=== SHORT TASK ===
Repeat the entries that follow verbatim, without any of their pictures.

(Code that draws figures)

──────────────────────────────

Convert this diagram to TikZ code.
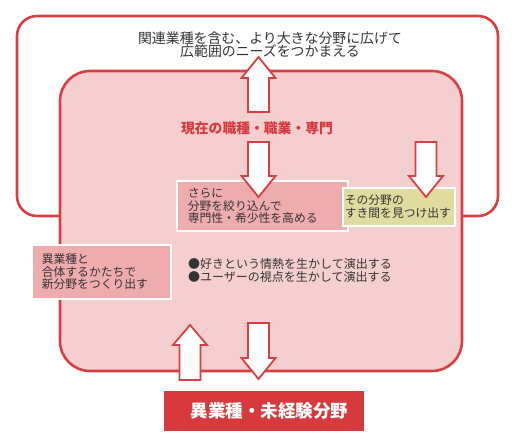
\documentclass[tikz,border=0pt]{standalone}
\usepackage{fontspec}
\setmainfont{Noto Sans CJK JP}
\definecolor{redline}{HTML}{D93F42}
\definecolor{innerpink}{HTML}{F5CFCF}
\definecolor{boxpink}{HTML}{EEACAD}
\definecolor{boxyellow}{HTML}{E0DC9F}
\definecolor{bottomred}{HTML}{D63A3C}
\definecolor{textgray}{HTML}{333333}
\definecolor{titlered}{HTML}{D9393C}
\tikzset{
  frame/.style={draw=redline, line width=2.6pt},
  blockarrow/.style={draw=redline, fill=white, line width=1.8pt, line join=miter},
  txt/.style={font=\fontsize{12}{12.8}\selectfont, text=textgray, align=left, inner sep=0pt},
  infobox/.style={draw=white, line width=1.6pt, anchor=north west, align=left, inner ysep=0pt,
     font=\fontsize{11.8}{12.6}\selectfont, text=textgray},
}
\newcommand\myUpArrow[4]{% cx, tip, headbase, bottom
  \draw[blockarrow] ({#1-10.5},#4) -- ({#1-10.5},#3) -- ({#1-17},#3) -- (#1,#2) -- ({#1+17},#3) -- ({#1+10.5},#3) -- ({#1+10.5},#4) -- cycle;}
\newcommand\myDownArrow[4]{% cx, top, headbase, tip
  \draw[blockarrow] ({#1-10.5},#2) -- ({#1-10.5},#3) -- ({#1-17},#3) -- (#1,#4) -- ({#1+17},#3) -- ({#1+10.5},#3) -- ({#1+10.5},#2) -- cycle;}
\begin{document}
\begin{tikzpicture}[x=1pt,y=-1pt]
\useasboundingbox (0,0) rectangle (516,445);
% outer frame
\draw[frame, fill=white, rounded corners=20pt] (17,16) rectangle (498,216);
% inner frame
\draw[frame, fill=innerpink, rounded corners=30pt] (60,71) rectangle (462,371);
% top text
\node[font=\fontsize{13.9}{13.4}\selectfont, text=textgray, align=center, inner sep=0pt] (wide) at (270,44.5)
  {関連業種を含む、より大きな分野に広げて\\広範囲のニーズをつかまえる};
% current field
\node[font=\fontsize{13.8}{14}\selectfont\bfseries, text=titlered, inner sep=0pt] (current) at (257,128) {現在の職種・職業・専門};
% boxes
\node[infobox, fill=boxpink, minimum width=171pt, minimum height=50pt, text width=149pt, inner xsep=11pt] (narrow) at (176,180)
  {さらに\\分野を絞り込んで\\専門性・希少性を高める};
\node[infobox, fill=boxyellow, minimum width=112pt, minimum height=38pt, text width=108pt, inner xsep=2pt] (gap) at (342,187)
  {その分野の\\すき間を見つけ出す};
\node[infobox, fill=boxpink, minimum width=139pt, minimum height=54pt, text width=119pt, inner xsep=10pt] (merge) at (31,244)
  {異業種と\\合体するかたちで\\新分野をつくり出す};
\node[txt, anchor=west] (bullets) at (188,270.5)
  {●好きという情熱を生かして演出する\\●ユーザーの視点を生かして演出する};
% bottom box
\node[fill=bottomred, minimum width=200pt, minimum height=40pt, inner sep=0pt, text=white,
  font=\fontsize{17.5}{18}\selectfont\bfseries] (other) at (264,411) {\hspace{11pt}異業種・未経験分野};
% arrows
\myUpArrow{258.5}{57}{78}{112}
\myDownArrow{258.5}{142}{176}{197}
\myDownArrow{426}{142}{176}{197}
\myUpArrow{190}{325}{345}{380}
\myDownArrow{258.5}{323}{358}{379}
\end{tikzpicture}
\end{document}
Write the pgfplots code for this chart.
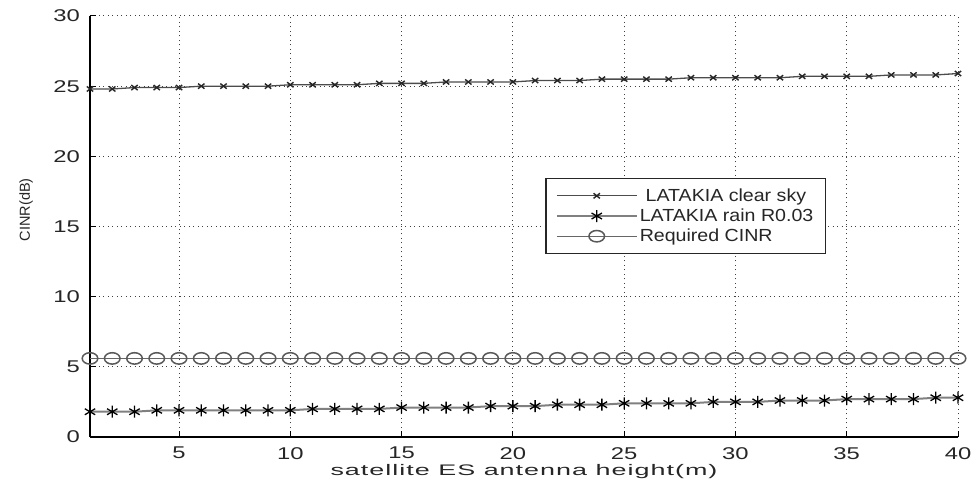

──────────────────────────────

=== RESULT ===
Convert this diagram to TikZ code.
\documentclass[tikz,border=0pt]{standalone}
\usepackage{fontspec}
\setmainfont{Noto Sans CJK JP}
\definecolor{redline}{HTML}{D93F42}
\definecolor{innerpink}{HTML}{F5CFCF}
\definecolor{boxpink}{HTML}{EEACAD}
\definecolor{boxyellow}{HTML}{E0DC9F}
\definecolor{bottomred}{HTML}{D63A3C}
\definecolor{textgray}{HTML}{333333}
\definecolor{titlered}{HTML}{D9393C}
\tikzset{
  frame/.style={draw=redline, line width=2.6pt},
  blockarrow/.style={draw=redline, fill=white, line width=1.8pt, line join=miter},
  txt/.style={font=\fontsize{12}{12.8}\selectfont, text=textgray, align=left, inner sep=0pt},
  infobox/.style={draw=white, line width=1.6pt, anchor=north west, align=left, inner ysep=0pt,
     font=\fontsize{11.8}{12.6}\selectfont, text=textgray},
}
\newcommand\myUpArrow[4]{% cx, tip, headbase, bottom
  \draw[blockarrow] ({#1-10.5},#4) -- ({#1-10.5},#3) -- ({#1-17},#3) -- (#1,#2) -- ({#1+17},#3) -- ({#1+10.5},#3) -- ({#1+10.5},#4) -- cycle;}
\newcommand\myDownArrow[4]{% cx, top, headbase, tip
  \draw[blockarrow] ({#1-10.5},#2) -- ({#1-10.5},#3) -- ({#1-17},#3) -- (#1,#4) -- ({#1+17},#3) -- ({#1+10.5},#3) -- ({#1+10.5},#2) -- cycle;}
\begin{document}
\begin{tikzpicture}[x=1pt,y=-1pt]
\useasboundingbox (0,0) rectangle (516,445);
% outer frame
\draw[frame, fill=white, rounded corners=20pt] (17,16) rectangle (498,216);
% inner frame
\draw[frame, fill=innerpink, rounded corners=30pt] (60,71) rectangle (462,371);
% top text
\node[font=\fontsize{13.9}{13.4}\selectfont, text=textgray, align=center, inner sep=0pt] (wide) at (270,44.5)
  {関連業種を含む、より大きな分野に広げて\\広範囲のニーズをつかまえる};
% current field
\node[font=\fontsize{13.8}{14}\selectfont\bfseries, text=titlered, inner sep=0pt] (current) at (257,128) {現在の職種・職業・専門};
% boxes
\node[infobox, fill=boxpink, minimum width=171pt, minimum height=50pt, text width=149pt, inner xsep=11pt] (narrow) at (176,180)
  {さらに\\分野を絞り込んで\\専門性・希少性を高める};
\node[infobox, fill=boxyellow, minimum width=112pt, minimum height=38pt, text width=108pt, inner xsep=2pt] (gap) at (342,187)
  {その分野の\\すき間を見つけ出す};
\node[infobox, fill=boxpink, minimum width=139pt, minimum height=54pt, text width=119pt, inner xsep=10pt] (merge) at (31,244)
  {異業種と\\合体するかたちで\\新分野をつくり出す};
\node[txt, anchor=west] (bullets) at (188,270.5)
  {●好きという情熱を生かして演出する\\●ユーザーの視点を生かして演出する};
% bottom box
\node[fill=bottomred, minimum width=200pt, minimum height=40pt, inner sep=0pt, text=white,
  font=\fontsize{17.5}{18}\selectfont\bfseries] (other) at (264,411) {\hspace{11pt}異業種・未経験分野};
% arrows
\myUpArrow{258.5}{57}{78}{112}
\myDownArrow{258.5}{142}{176}{197}
\myDownArrow{426}{142}{176}{197}
\myUpArrow{190}{325}{345}{380}
\myDownArrow{258.5}{323}{358}{379}
\end{tikzpicture}
\end{document}
Write the pgfplots code for this chart.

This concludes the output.